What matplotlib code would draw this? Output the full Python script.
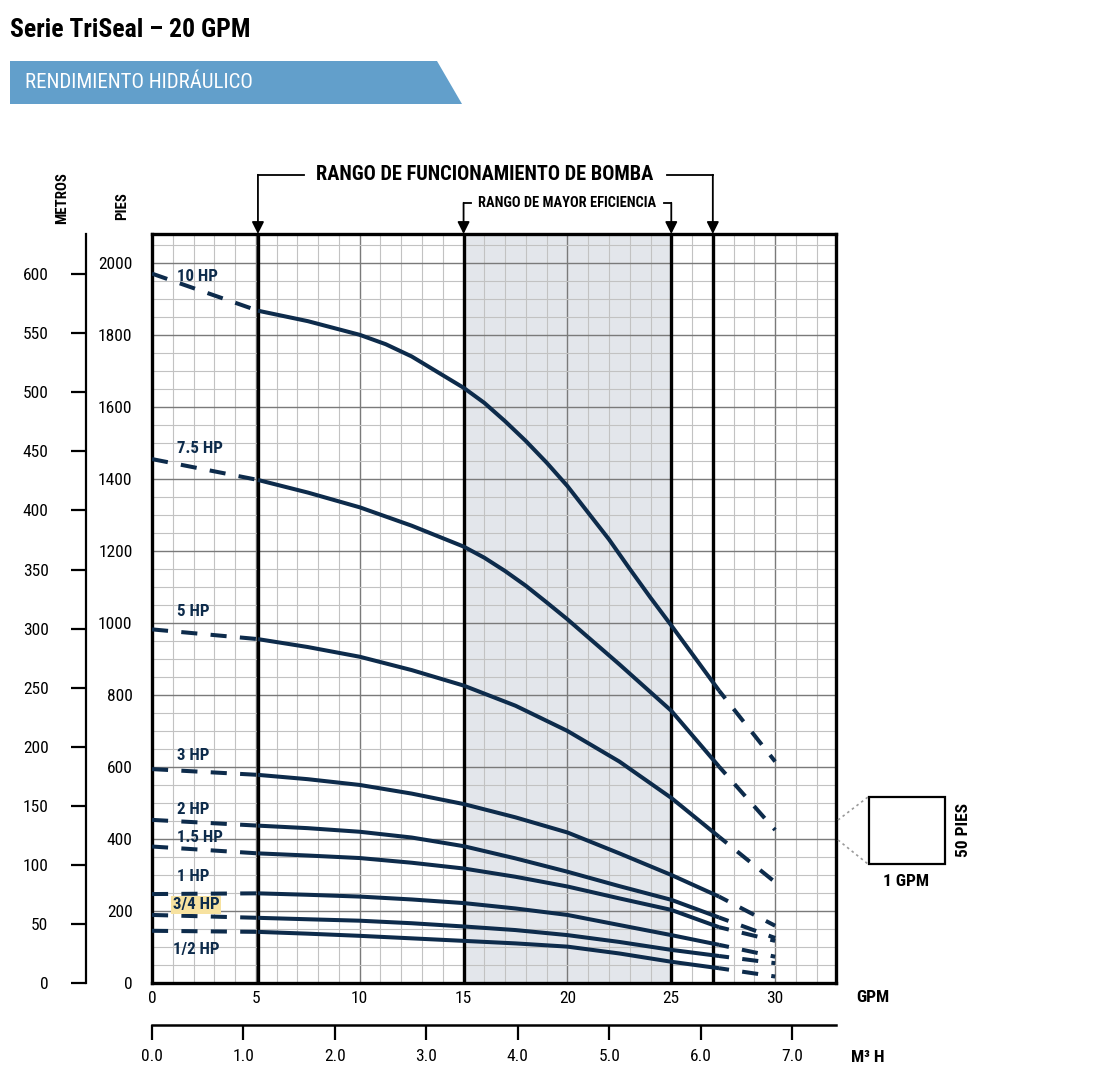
import numpy as np
import matplotlib.pyplot as plt
from matplotlib import font_manager as fm
from matplotlib.patches import Polygon, Rectangle
from matplotlib.lines import Line2D

# buscar una fuente estrecha entre las instaladas
nombres = {f.name for f in fm.fontManager.ttflist}
estrechas = ['Liberation Sans Narrow', 'Roboto Condensed', 'Open Sans Condensed', 'Noto Sans Condensed',
             'DejaVu Sans Condensed']
fuente = next((n for n in estrechas if n in nombres), None)
estirar = 'normal'
if fuente is None:
    cond = [f.name for f in fm.fontManager.ttflist
            if str(f.stretch) in ('condensed', 'semi-condensed', 'extra-condensed', 'ultra-condensed')]
    if cond:
        fuente = cond[0]
        estirar = 'condensed'
    else:
        fuente = 'Liberation Sans' if 'Liberation Sans' in nombres else 'DejaVu Sans'
plt.rcParams['font.family'] = [fuente, 'DejaVu Sans']
plt.rcParams['font.stretch'] = estirar

# caudal (GPM) donde se leyeron las curvas
gpm = [0, 5.1, 7.5, 10, 12.5, 15, 17.5, 20, 22.5, 25, 27.3, 30]
gpm_10 = [0, 5.1, 7.5, 10, 11.25, 12.5, 15, 16, 17, 18, 19, 20, 21, 22, 23, 24, 25, 27.3, 30]
gpm_75 = [0, 5.1, 7.5, 10, 12.5, 15, 16, 17, 18, 19, 20, 22.5, 25, 27.3, 30]

# altura (pies) de cada curva
hp_10 = [1970, 1867, 1838, 1800, 1774, 1740, 1653, 1611, 1560, 1505, 1445, 1380, 1306, 1232, 1150, 1070,
         993, 812, 615]
hp_75 = [1455, 1397, 1362, 1321, 1270, 1212, 1181, 1144, 1103, 1057, 1010, 885, 756, 601, 425]
hp_5 = [982, 955, 933, 906, 869, 826, 770, 700, 615, 514, 406, 280]
hp_3 = [594, 578, 566, 550, 526, 497, 460, 418, 360, 300, 240, 159]
hp_2 = [453, 437, 430, 420, 404, 380, 346, 309, 269, 231, 182, 125]
hp_15 = [379, 360, 354, 347, 334, 318, 295, 268, 235, 203, 155, 117]
hp_1 = [247, 249, 245, 240, 232, 222, 207, 189, 161, 133, 106, 73]
hp_34 = [189, 181, 177, 173, 166, 157, 147, 133, 114, 92, 75, 55]
hp_12 = [145, 142, 137, 131, 124, 117, 110, 101, 82, 59, 41, 18]

caudales = [gpm_10, gpm_75, gpm, gpm, gpm, gpm, gpm, gpm, gpm]
curvas = [hp_10, hp_75, hp_5, hp_3, hp_2, hp_15, hp_1, hp_34, hp_12]
etiquetas = ['10 HP', '7.5 HP', '5 HP', '3 HP', '2 HP', '1.5 HP', '1 HP', '3/4 HP', '1/2 HP']
etiqueta_x = [1.2, 1.2, 1.2, 1.2, 1.2, 1.2, 1.2, 1.0, 1.0]
etiqueta_y = [1961, 1483, 1033, 633, 481, 403, 297, 217, 92]

pies_ticks = list(range(0, 2001, 200))
metros_ticks = list(range(0, 601, 50))
gpm_ticks = [0, 5, 10, 15, 20, 25, 30]
m3h_ticks = [0, 1, 2, 3, 4, 5, 6, 7]

rango_bomba = (5.1, 27.0)
rango_eficiencia = (15.0, 25.0)

W, H = 1106, 1084
azul = '#0d2b4b'


def fx(px):
    return px / W


def fy(py):
    return 1 - py / H


fig = plt.figure(figsize=(W / 100, H / 100), dpi=100)
renderer = fig.canvas.get_renderer()


def talla(texto, ancho_px, maximo, peso='bold'):
    # tamaño de letra para que el texto ocupe ancho_px
    t = fig.text(0, 0, texto, fontsize=20, fontweight=peso)
    w = t.get_window_extent(renderer).width
    t.remove()
    return min(maximo, 20 * ancho_px / w)


s_titulo = talla('Serie TriSeal – 20 GPM', 240, 28)
s_banda = talla('RENDIMIENTO HIDRÁULICO', 228, 22, 'normal')
s_rango = talla('RANGO DE FUNCIONAMIENTO DE BOMBA', 339, 22)
s_efic = talla('RANGO DE MAYOR EFICIENCIA', 178, 14)
s_tick = talla('2000', 35, 15)
s_curva = talla('10 HP', 41, 14)
s_eje = talla('METROS', 52, 14)

# --- cabecera ---
fig.text(fx(10), fy(30), 'Serie TriSeal – 20 GPM', fontsize=s_titulo, fontweight='bold',
         va='center', ha='left', color='black')
fig.patches.append(Polygon([(fx(10), fy(61)), (fx(437), fy(61)), (fx(462), fy(104)), (fx(10), fy(104))],
                           closed=True, transform=fig.transFigure, facecolor='#629fcb', edgecolor='none'))
fig.text(fx(25), fy(83), 'RENDIMIENTO HIDRÁULICO', fontsize=s_banda, color='white', va='center', ha='left')

# --- grafico principal ---
left, right, top, bottom = 152, 836, 234, 983
ax = fig.add_axes([fx(left), fy(bottom), fx(right - left), (bottom - top) / H])
xmax = 32.93
ymax = 2080
ax.set_xlim(0, xmax)
ax.set_ylim(0, ymax)

ax.axvspan(rango_eficiencia[0], rango_eficiencia[1], color='#e3e6eb', zorder=0)

ax.set_xticks(gpm_ticks)
ax.set_xticks(np.arange(0, 33, 1), minor=True)
ax.set_yticks(pies_ticks)
ax.set_yticks(np.arange(0, ymax, 50), minor=True)
ax.grid(which='minor', color='#c2c2c2', lw=0.8, zorder=1)
ax.grid(which='major', color='#7a7a7a', lw=1.0, zorder=1)
ax.set_axisbelow(True)
ax.tick_params(which='both', length=0)
ax.tick_params(axis='x', pad=6, labelsize=s_tick)
ax.tick_params(axis='y', pad=14, labelsize=s_tick)
for s in ax.spines.values():
    s.set_linewidth(2.4)

for xv in list(rango_bomba) + list(rango_eficiencia):
    ax.axvline(xv, color='black', lw=2.4, zorder=4)

for x, y, lab, lx, ly in zip(caudales, curvas, etiquetas, etiqueta_x, etiqueta_y):
    ax.plot(x[:2], y[:2], color=azul, lw=2.9, ls=(0, (4, 3.3)), zorder=5)
    ax.plot(x[1:-1], y[1:-1], color=azul, lw=2.9, zorder=5, solid_capstyle='butt',
            solid_joinstyle='round')
    ax.plot(x[-2:], y[-2:], color=azul, lw=2.9, ls=(1.5, (4, 3.3)), zorder=5)
    kw = {}
    if lab == '3/4 HP':
        kw['bbox'] = dict(boxstyle='square,pad=0.1', facecolor='#f7e2a0', edgecolor='none')
    ax.text(lx, ly, lab, color=azul, fontsize=s_curva, fontweight='bold', ha='left', va='center',
            zorder=6, **kw)

# --- rangos arriba ---
y_b = (bottom - 175) / 0.36
y_e = (bottom - 203) / 0.36
lk = dict(color='black', lw=1.3, clip_on=False)
ak = dict(arrowstyle='-|>', color='black', lw=1.3, mutation_scale=18, shrinkA=0, shrinkB=0)
ax.plot([rango_bomba[0], 7.3], [y_b, y_b], **lk)
ax.plot([24.8, rango_bomba[1]], [y_b, y_b], **lk)
ax.text(16.0, y_b, 'RANGO DE FUNCIONAMIENTO DE BOMBA', fontsize=s_rango, fontweight='bold',
        ha='center', va='center')
ax.plot([rango_eficiencia[0], 15.35], [y_e, y_e], **lk)
ax.plot([24.65, rango_eficiencia[1]], [y_e, y_e], **lk)
ax.text(20.0, y_e, 'RANGO DE MAYOR EFICIENCIA', fontsize=s_efic, fontweight='bold',
        ha='center', va='center')
for xv, yv in [(rango_bomba[0], y_b), (rango_bomba[1], y_b), (rango_eficiencia[0], y_e), (rango_eficiencia[1], y_e)]:
    ax.annotate('', xy=(xv, ymax), xytext=(xv, yv), arrowprops=ak, annotation_clip=False)

# --- eje metros ---
axm = fig.add_axes([fx(86), fy(bottom), 0.0001, (bottom - top) / H])
axm.set_ylim(0, ymax)
axm.set_xticks([])
axm.set_yticks([m * 3.28084 for m in metros_ticks])
axm.set_yticklabels([str(m) for m in metros_ticks])
axm.tick_params(axis='y', length=11, width=1.6, pad=16, labelsize=s_tick)
for k in ['top', 'right', 'bottom']:
    axm.spines[k].set_visible(False)
axm.spines['left'].set_linewidth(1.6)
axm.patch.set_visible(False)

fig.text(fx(62), fy(198), 'METROS', rotation=90, fontsize=s_eje, fontweight='bold', ha='center', va='center')
fig.text(fx(122), fy(206), 'PIES', rotation=90, fontsize=s_eje, fontweight='bold', ha='center', va='center')

# --- eje m3/h ---
ax2 = fig.add_axes([fx(left), fy(1025), fx(right - left), 0.0001])
ax2.set_xlim(0, xmax / 4.403)
ax2.set_yticks([])
ax2.set_xticks(m3h_ticks)
ax2.set_xticklabels(['%.1f' % v for v in m3h_ticks])
ax2.tick_params(axis='x', length=11, width=1.6, pad=6, labelsize=s_tick)
for k in ['top', 'right', 'left']:
    ax2.spines[k].set_visible(False)
ax2.spines['bottom'].set_linewidth(1.8)
ax2.patch.set_visible(False)

fig.text(fx(856), fy(997), 'GPM', fontsize=s_tick, fontweight='bold', ha='left', va='center')
fig.text(fx(851), fy(1058), 'M³ H', fontsize=s_tick, fontweight='bold', ha='left', va='center')

# --- cuadro de escala ---
fig.patches.append(Rectangle((fx(869), fy(864)), fx(76), (864 - 797) / H, transform=fig.transFigure,
                             facecolor='white', edgecolor='black', lw=1.6))
for p0, p1 in [((838, 820), (868, 797)), ((838, 840), (868, 864))]:
    fig.lines.append(Line2D([fx(p0[0]), fx(p1[0])], [fy(p0[1]), fy(p1[1])], transform=fig.transFigure,
                            color='#9a9a9a', lw=1.2, ls=(0, (1.5, 2))))
fig.text(fx(906), fy(882), '1 GPM', fontsize=s_tick, fontweight='bold', ha='center', va='center')
fig.text(fx(963), fy(830), '50 PIES', rotation=90, fontsize=s_tick, fontweight='bold', ha='center', va='center')

fig.savefig('out.png', dpi=100)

────────────────────────────────────────

Task directions — Search the listing for the word "matplotlib". Copy every line in which it occurs.

Reply to the exercise —
What matplotlib code would draw this? Output the full Python script.
import matplotlib.pyplot as plt
from matplotlib import font_manager as fm
from matplotlib.patches import Polygon, Rectangle
from matplotlib.lines import Line2D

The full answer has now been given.